Why are $(\mathbb{R}, <)$ and $(\{ x \in \mathbb{R} | x \neq 0\}, <)$ not isomorphic?
My approach is to assume that there is an isomorphism and attempt to derive a contradiction by showing that there is a formula which the first structure satisfies but the second does not. I'm having trouble finding one.
Your idea is good. Indeed, two isomorphic structures satisfy the same formulas. But pay attention, the converse is not true. For example, if you covered the notion of back-and-forth, you may have shown that the theory of dense linear orders without extremities is complete. Both $(\mathbb R,<)$ and $(\mathbb R\backslash\{0\},<)$ are such orders, so they are elementarily equivalent, and hence satisfy the same formulas.
So how can you show that they are not isomorphic? By showing that they don't satisfy the same properties that are not necessarily expressed in first order logic. For example, for the same reasons as above, $(\mathbb Q,<)$ and $(\mathbb R,<)$ are both elementarily equivalent, yet they're clearly not isomorphic because $\mathbb Q$ is countable but not $\mathbb R$. You can't say in the first order logic with the language $\{<\}$ that a model is countable or not.
Same thing goes for $(\mathbb R,<)$ and $(\mathbb R\backslash\{0\}$,<). One of them satisfies the least upper bound property, but not the other. This shows that they are not isomorphic.

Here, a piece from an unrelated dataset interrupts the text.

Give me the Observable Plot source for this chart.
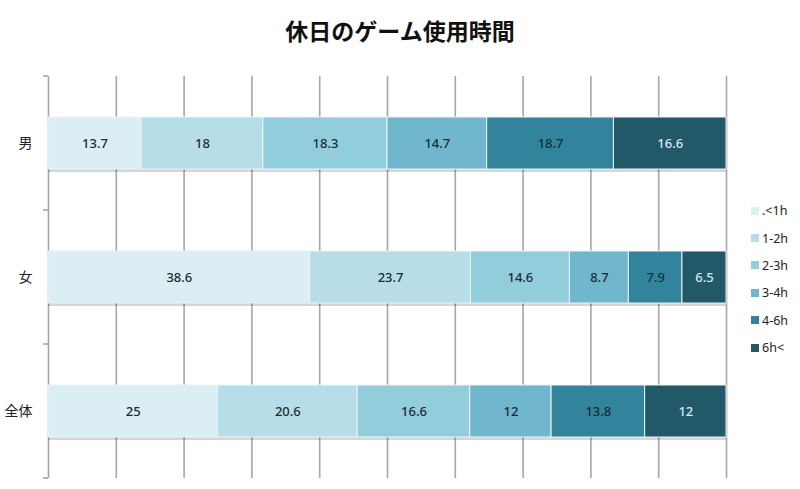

Leo163's comment gives another proof. The usual topology on $\mathbb R$ coincides with its order topology, and same goes for $\mathbb R\backslash\{0\}$. The way this topology is defined, you can see that if two totally ordered sets are isomorphic (as ordered sets) then they're homeomorphic (as topological spaces, where the topology of each one is the order topology). So, if $(\mathbb R,<)$ and $(\mathbb R\backslash\{0\},<)$ were isomorphic, $\mathbb R$ would be homeomorphic to $\mathbb R\backslash\{0\}$, but one is connected and the other is not.